The fuel cell is seperating the hydrogen out of water, right? (Basic chem, H20).
That means that if it's seperating Hydrogen out, the oxygen has to go somewhere, right?
That my point. I wasn't talking about the air gap in the bottle or in the fuel cell (or anywhere else for that matter), but was referencing directly what the fuel cell was producing. My point is that at best, you're likely to have ~ a 2 to 1 ratio of hydrogen to oxygen....but no water is pure (certainly the system has "contaminates" in it, you are using a catalyst), so those will effect what's actually produced. So you could end up with other gasses being produced along with the hydrogen and oxygen.
So while the fuel cell might
displace ~1.6L of water in 1 minute, it's highly unlikely that gas is 100% hydrogen. Frankly if it was even 50% hydrogen I'd be fairly suprised. Even assuming a 2 : 1 ratio of hydrogen : other gasses (a very high ratio), you're only looking at ~1L of hydrogen per minute, at near peak conditions.
So while the "displacement" test certainly
looks impressive, it's only the first step in actually measuring how much hydrogen the fuel cell is producing.
It really would not be hard for you hardcore skeptics to make a fuel cell and do these tests you desire...
One of the mudders on here works at the local University. I don't expect the Uni to have the equipment to test and see what's the air composition (it's fairly small), but I'll ask him and see if he can ask around and find out. If they have the capability, and if the fee isn't terribly expensive, I'll throw one together and see the results I get.
But I'm sure someone's going to say "The Dutchman one is better! It produces at least 10 billion times more hydrogen!"
(Not you, since you're aleady looking at building your own. But someone I'm sure.)
If someone wants to send me a Dutchman one, I'll run the tests (again provided the capability is there) and am willing to pay shipping both ways.
I guess I need you guys to prove to me why I'm wrong and it's not actually improving gas mileage, as much as you need me to prove it's actually working.
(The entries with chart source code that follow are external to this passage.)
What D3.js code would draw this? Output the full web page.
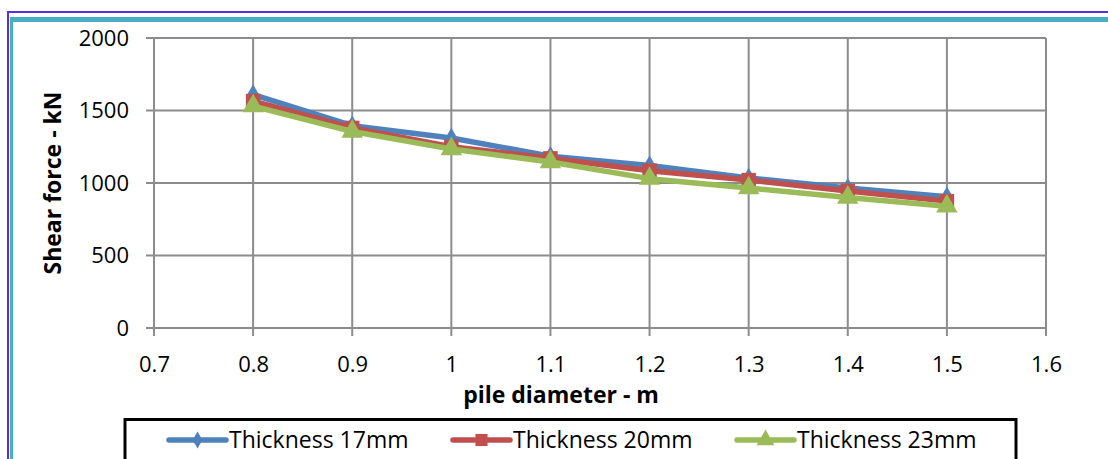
<!DOCTYPE html>
<html>
<head>
<meta charset="utf-8">
<script src="https://cdn.jsdelivr.net/npm/d3@7"></script>
<style>
  html, body { margin: 0; padding: 0; background: #fff; }
  svg { display: block; }
  text { font-family: "Open Sans", sans-serif; fill: #000; }
</style>
</head>
<body>
<svg id="chart" width="1108" height="459"></svg>
<script>
// Pile diameter (m) on the x axis, shear force (kN) per plate thickness
const diameters = [0.8, 0.9, 1.0, 1.1, 1.2, 1.3, 1.4, 1.5];
const shear17 = [1610, 1395, 1310, 1185, 1120, 1035, 965, 905];
const shear20 = [1565, 1380, 1250, 1170, 1085, 1020, 945, 875];
const shear23 = [1530, 1355, 1235, 1145, 1030, 965, 900, 840];
const seriesNames = ["Thickness 17mm", "Thickness 20mm", "Thickness 23mm"];
const xTicks = [0.7, 0.8, 0.9, 1.0, 1.1, 1.2, 1.3, 1.4, 1.5, 1.6];
const yTicks = [0, 500, 1000, 1500, 2000];

const series = [
  { name: seriesNames[0], values: shear17, color: "#4f81bd", symbol: d3.symbolDiamond, size: 120 },
  { name: seriesNames[1], values: shear20, color: "#c0504d", symbol: d3.symbolSquare, size: 210 },
  { name: seriesNames[2], values: shear23, color: "#9bbb59", symbol: d3.symbolTriangle, size: 200 }
];

const FONT = '"Open Sans", sans-serif';
const svg = d3.select("#chart");

// Frame lines around the chart
svg.append("line").attr("x1", 8).attr("x2", 1108).attr("y1", 12).attr("y2", 12)
  .attr("stroke", "#5a2de0").attr("stroke-width", 2);
svg.append("line").attr("x1", 8).attr("x2", 8).attr("y1", 11).attr("y2", 459)
  .attr("stroke", "#5a2de0").attr("stroke-width", 2);
svg.append("line").attr("x1", 10).attr("x2", 1108).attr("y1", 19.5).attr("y2", 19.5)
  .attr("stroke", "#4bacc6").attr("stroke-width", 5);
svg.append("line").attr("x1", 11.5).attr("x2", 11.5).attr("y1", 17).attr("y2", 459)
  .attr("stroke", "#4bacc6").attr("stroke-width", 3);

const x = d3.scaleLinear().domain([0.7, 1.6]).range([154, 1046]);
const y = d3.scaleLinear().domain([0, 2000]).range([328, 38]);

const gridColor = "#8c8c8c";

// Gridlines
svg.append("g").selectAll("line").data(xTicks).join("line")
  .attr("x1", d => x(d)).attr("x2", d => x(d))
  .attr("y1", y(2000)).attr("y2", y(0) + 8)
  .attr("stroke", gridColor).attr("stroke-width", 2);
svg.append("g").selectAll("line").data(yTicks).join("line")
  .attr("x1", x(0.7) - 8).attr("x2", x(1.6))
  .attr("y1", d => y(d)).attr("y2", d => y(d))
  .attr("stroke", gridColor).attr("stroke-width", 2);

// Axes (labels only; lines drawn as gridlines above)
const xAxis = d3.axisBottom(x).tickValues(xTicks).tickSize(0).tickPadding(28)
  .tickFormat(d => String(+d.toFixed(1)));
const gx = svg.append("g").attr("transform", `translate(0,${y(0)})`).call(xAxis);
gx.select(".domain").remove();
gx.selectAll("text").attr("font-size", 22).style("font-family", FONT);

const yAxis = d3.axisLeft(y).tickValues(yTicks).tickSize(0).tickPadding(25)
  .tickFormat(d3.format("d"));
const gy = svg.append("g").attr("transform", `translate(${x(0.7)},0)`).call(yAxis);
gy.select(".domain").remove();
gy.selectAll("text").attr("font-size", 22).style("font-family", FONT);

// Axis titles
svg.append("text").attr("x", 561).attr("y", 403).attr("text-anchor", "middle")
  .attr("font-size", 23).attr("font-weight", "bold").text("pile diameter -  m");
svg.append("text").attr("transform", `translate(61,183) rotate(-90)`).attr("text-anchor", "middle")
  .attr("font-size", 23).attr("font-weight", "bold").text("Shear force  -  kN");

// Series lines and markers
const line = d3.line().x((d, i) => x(diameters[i])).y(d => y(d));
series.forEach(s => {
  svg.append("path").datum(s.values).attr("d", line)
    .attr("fill", "none").attr("stroke", s.color).attr("stroke-width", 5.5)
    .attr("stroke-linejoin", "round");
  svg.append("g").selectAll("path").data(s.values).join("path")
    .attr("transform", (d, i) => `translate(${x(diameters[i])},${y(d)})`)
    .attr("d", d3.symbol().type(s.symbol).size(s.size))
    .attr("fill", s.color);
});

// Legend
const legend = svg.append("g");
legend.append("rect").attr("x", 125).attr("y", 419.5).attr("width", 891).attr("height", 60)
  .attr("fill", "#fff").attr("stroke", "#000").attr("stroke-width", 3);
const legendX = [169, 453, 737];
series.forEach((s, i) => {
  const g = legend.append("g").attr("transform", `translate(${legendX[i]},440)`);
  g.append("line").attr("x1", 0).attr("x2", 57).attr("y1", 0).attr("y2", 0)
    .attr("stroke", s.color).attr("stroke-width", 5.5).attr("stroke-linecap", "round");
  g.append("path").attr("transform", "translate(28.5,0)")
    .attr("d", d3.symbol().type(s.symbol).size(s.size * 0.7)).attr("fill", s.color);
  g.append("text").attr("x", 60).attr("y", 8).attr("font-size", 23).text(s.name);
});
</script>
</body>
</html>
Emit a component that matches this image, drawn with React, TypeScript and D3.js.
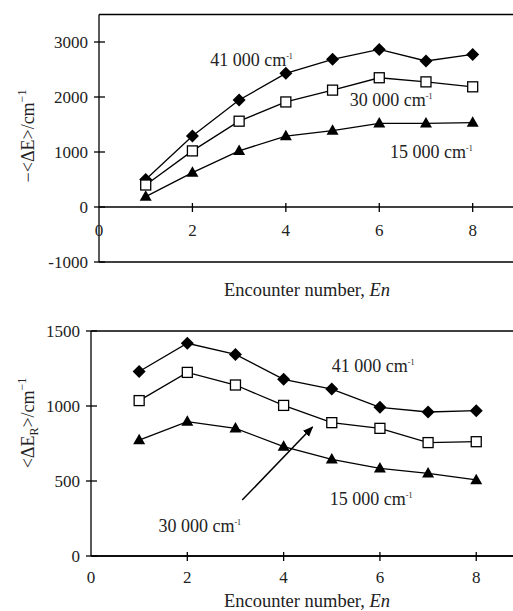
import React from 'react'
import * as d3 from 'd3'

// encounter numbers (x)
const encounters = [1, 2, 3, 4, 5, 6, 7, 8]

// top panel: -<dE> / cm-1
const topE41000 = [500, 1290, 1945, 2430, 2685, 2865, 2655, 2775]
const topE30000 = [400, 1020, 1560, 1910, 2125, 2350, 2275, 2185]
const topE15000 = [190, 625, 1020, 1290, 1390, 1520, 1520, 1535]

// bottom panel: <dE_R> / cm-1
const botE41000 = [1230, 1418, 1344, 1178, 1113, 991, 960, 969]
const botE30000 = [1036, 1224, 1140, 1004, 889, 851, 756, 762]
const botE15000 = [773, 896, 851, 729, 644, 584, 551, 507]

const xTicks = [0, 2, 4, 6, 8]
const topYTicks = [-1000, 0, 1000, 2000, 3000]
const botYTicks = [0, 500, 1000, 1500]

const FONT = '"Liberation Serif", "DejaVu Serif", serif'

type Shape = 'diamond' | 'square' | 'triangle'

const Marker = ({ shape, x, y }: { shape: Shape; x: number; y: number }) => {
  if (shape === 'diamond') {
    const r = 6.5
    return <path d={`M${x},${y - r}L${x + r},${y}L${x},${y + r}L${x - r},${y}Z`} fill="#000" />
  }
  if (shape === 'square') {
    const s = 10
    return <rect x={x - s / 2} y={y - s / 2} width={s} height={s} fill="#fff" stroke="#000" strokeWidth={1.3} />
  }
  const w = 12
  const h = 10.5
  return <path d={`M${x},${y - h * 0.6}L${x + w / 2},${y + h * 0.4}L${x - w / 2},${y + h * 0.4}Z`} fill="#000" />
}

const CmLabel = ({ x, y, text }: { x: number; y: number; text: string }) => (
  <text x={x} y={y} fontSize={18} fontFamily={FONT} fill="#222">
    {text} cm
    <tspan fontSize={8} dy={-7}>-1</tspan>
  </text>
)

type PanelProps = {
  xRange: [number, number]
  yDomain: [number, number]
  yRange: [number, number]
  yTicks: number[]
  series: { values: number[]; shape: Shape }[]
  tickLabelY: number
  yLabelCenter: number
  yLabel: React.ReactNode
  xLabelY: number
  children?: (x: d3.ScaleLinear<number, number>, y: d3.ScaleLinear<number, number>) => React.ReactNode
}

const Panel = ({ xRange, yDomain, yRange, yTicks, series, tickLabelY, yLabelCenter, yLabel, xLabelY, children }: PanelProps) => {
  const x = d3.scaleLinear().domain([0, 9]).range(xRange)
  const y = d3.scaleLinear().domain(yDomain).range(yRange)
  const line = d3
    .line<number>()
    .x((_, i) => x(encounters[i]))
    .y(d => y(d))
  const x0 = x(0)
  const x9 = x(9)
  const yTop = y(yDomain[1])
  const yBot = y(yDomain[0])
  return (
    <g>
      {/* frame */}
      <line x1={x0} x2={x9} y1={yTop} y2={yTop} stroke="#000" strokeWidth={1.3} />
      <line x1={x0} x2={x9} y1={yBot} y2={yBot} stroke="#000" strokeWidth={1.3} />
      <line x1={x0} x2={x0} y1={yTop} y2={yBot} stroke="#000" strokeWidth={1.3} />
      <line x1={x0} x2={x9} y1={y(0)} y2={y(0)} stroke="#000" strokeWidth={1.3} />
      {yTicks.map(t => (
        <g key={t}>
          <line x1={x0 - 5} x2={x0 + 6} y1={y(t)} y2={y(t)} stroke="#000" strokeWidth={1.3} />
          <text x={x0 - 11} y={y(t) + 6} textAnchor="end" fontSize={17} fontFamily={FONT} fill="#222">
            {t}
          </text>
        </g>
      ))}
      {xTicks.map(t => (
        <g key={t}>
          {t > 0 && <line x1={x(t)} x2={x(t)} y1={y(0) - 4} y2={y(0) + 5} stroke="#000" strokeWidth={1.3} />}
          <text x={x(t)} y={tickLabelY} textAnchor="middle" fontSize={17} fontFamily={FONT} fill="#222">
            {t}
          </text>
        </g>
      ))}
      {series.map((s, si) => (
        <g key={si}>
          <path d={line(s.values) || ''} fill="none" stroke="#000" strokeWidth={1.3} />
          {s.values.map((v, i) => (
            <Marker key={i} shape={s.shape} x={x(encounters[i])} y={y(v)} />
          ))}
        </g>
      ))}
      <text
        transform={`translate(34,${yLabelCenter}) rotate(-90)`}
        textAnchor="middle"
        fontSize={18}
        fontFamily={FONT}
        fill="#222"
      >
        {yLabel}
      </text>
      <text x={307} y={xLabelY} textAnchor="middle" fontSize={18.5} fontFamily={FONT} fill="#222">
        Encounter number, <tspan fontStyle="italic">En</tspan>
      </text>
      {children && children(x, y)}
    </g>
  )
}

export default function App() {
  return (
    <svg width={513} height={611} style={{ position: 'absolute', left: 0, top: 0, background: '#fff' }}>
      <Panel
        xRange={[99, 519.4]}
        yDomain={[-1000, 3500]}
        yRange={[262, 14.5]}
        yTicks={topYTicks}
        tickLabelY={236}
        yLabelCenter={136}
        xLabelY={296}
        yLabel={
          <>
            −&lt;ΔE&gt;/cm<tspan fontSize={12} dy={-8}>−1</tspan>
          </>
        }
        series={[
          { values: topE41000, shape: 'diamond' },
          { values: topE30000, shape: 'square' },
          { values: topE15000, shape: 'triangle' }
        ]}
      >
        {(x, y) => (
          <>
            <CmLabel x={x(2.38)} y={y(2560)} text="41 000" />
            <CmLabel x={x(5.37)} y={y(1840)} text="30 000" />
            <CmLabel x={x(6.23)} y={y(900)} text="15 000" />
          </>
        )}
      </Panel>
      <Panel
        xRange={[91, 524.4]}
        yDomain={[0, 1500]}
        yRange={[556, 331]}
        yTicks={botYTicks}
        tickLabelY={583}
        yLabelCenter={423}
        xLabelY={607}
        yLabel={
          <>
            &lt;ΔE<tspan fontSize={12} dy={4}>R</tspan>
            <tspan dy={-4}>&gt;/cm</tspan>
            <tspan fontSize={12} dy={-8}>−1</tspan>
          </>
        }
        series={[
          { values: botE41000, shape: 'diamond' },
          { values: botE30000, shape: 'square' },
          { values: botE15000, shape: 'triangle' }
        ]}
      >
        {(x, y) => (
          <>
            <defs>
              <marker id="arr" viewBox="0 0 10 10" refX="9" refY="5" markerWidth="7" markerHeight="7" orient="auto">
                <path d="M0,1L10,5L0,9Z" fill="#000" />
              </marker>
            </defs>
            <line
              x1={x(3.14)}
              y1={y(373)}
              x2={x(4.6)}
              y2={y(860)}
              stroke="#000"
              strokeWidth={1.5}
              markerEnd="url(#arr)"
            />
            <CmLabel x={x(5.0)} y={y(1226)} text="41 000" />
            <CmLabel x={x(4.96)} y={y(340)} text="15 000" />
            <CmLabel x={x(1.4)} y={y(160)} text="30 000" />
          </>
        )}
      </Panel>
    </svg>
  )
}
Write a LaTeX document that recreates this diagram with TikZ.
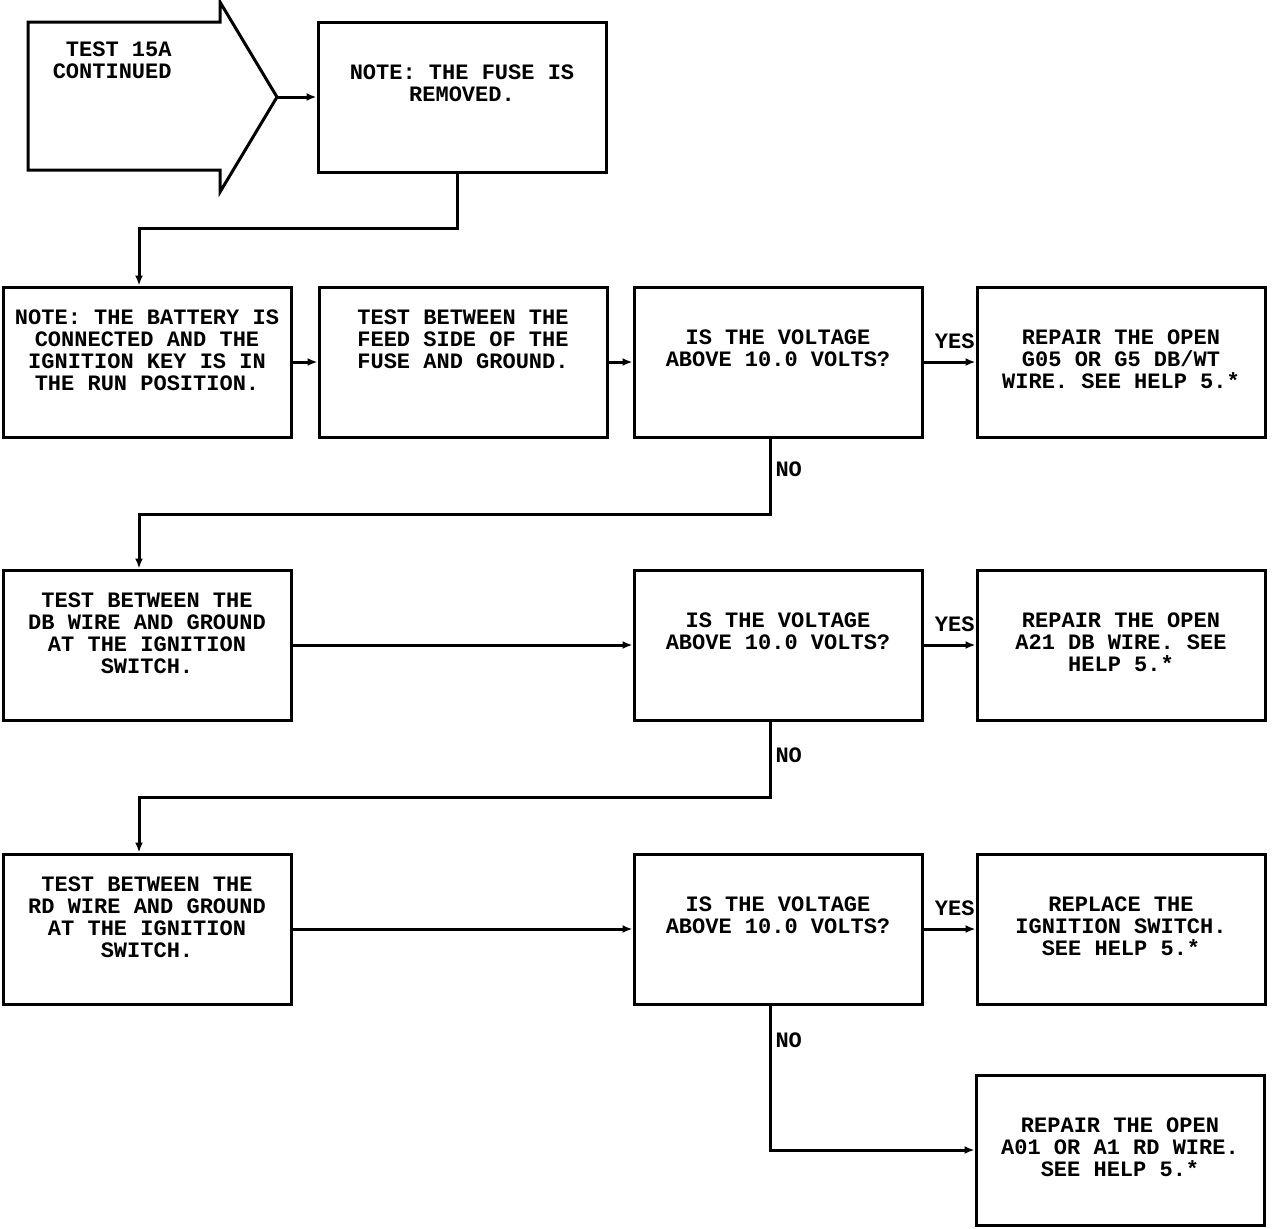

We can't accomplish that over the internet.
The trip odometer & gas pump volume readings are not lying to me as far as I know...
No one's claiming that your father isn't getting what you say he's getting.
Our concern is more of the actual
damage that he may or may not be doing to his rig.
In the one pic you posted (which is focused on the ground, so the spark plug is quite blurry unfortunatly), the plug (to me, and I am only an armchair "expert") looks
quite dark. I spent last night going through nearly every thread about spark plugs in the 80's section, and I saw plenty of pics of 80-120k plugs that looked in better shape than the one you posted.
But I don't know how many miles your dad's been running on those (if they've been in there 80k miles, then that'd be a big difference than say 30k). Could you post up some info on your dad's truck? (Milage, miles on the spark plugs, etc)
Heck, I remember my grandfather telling me a story about a friend of his who (back when everyone was panicked about a gas shortage decades ago) was making a LOT of money leaning out engines for folks (all on the side). He'd see up to ~50% improvements in milage. Unfortunatly a few months later several of the folks he had done this to became quite upset when they toasted their engine.....
It can take months for the consequences of running lean can show up. That's why I'm convinced that the "improvements" are mostly (or even completely) due to leaning out the engine, and everything else is just packaging. But that's just my personal opinion, and doesn't mean I'm not curious to see the results.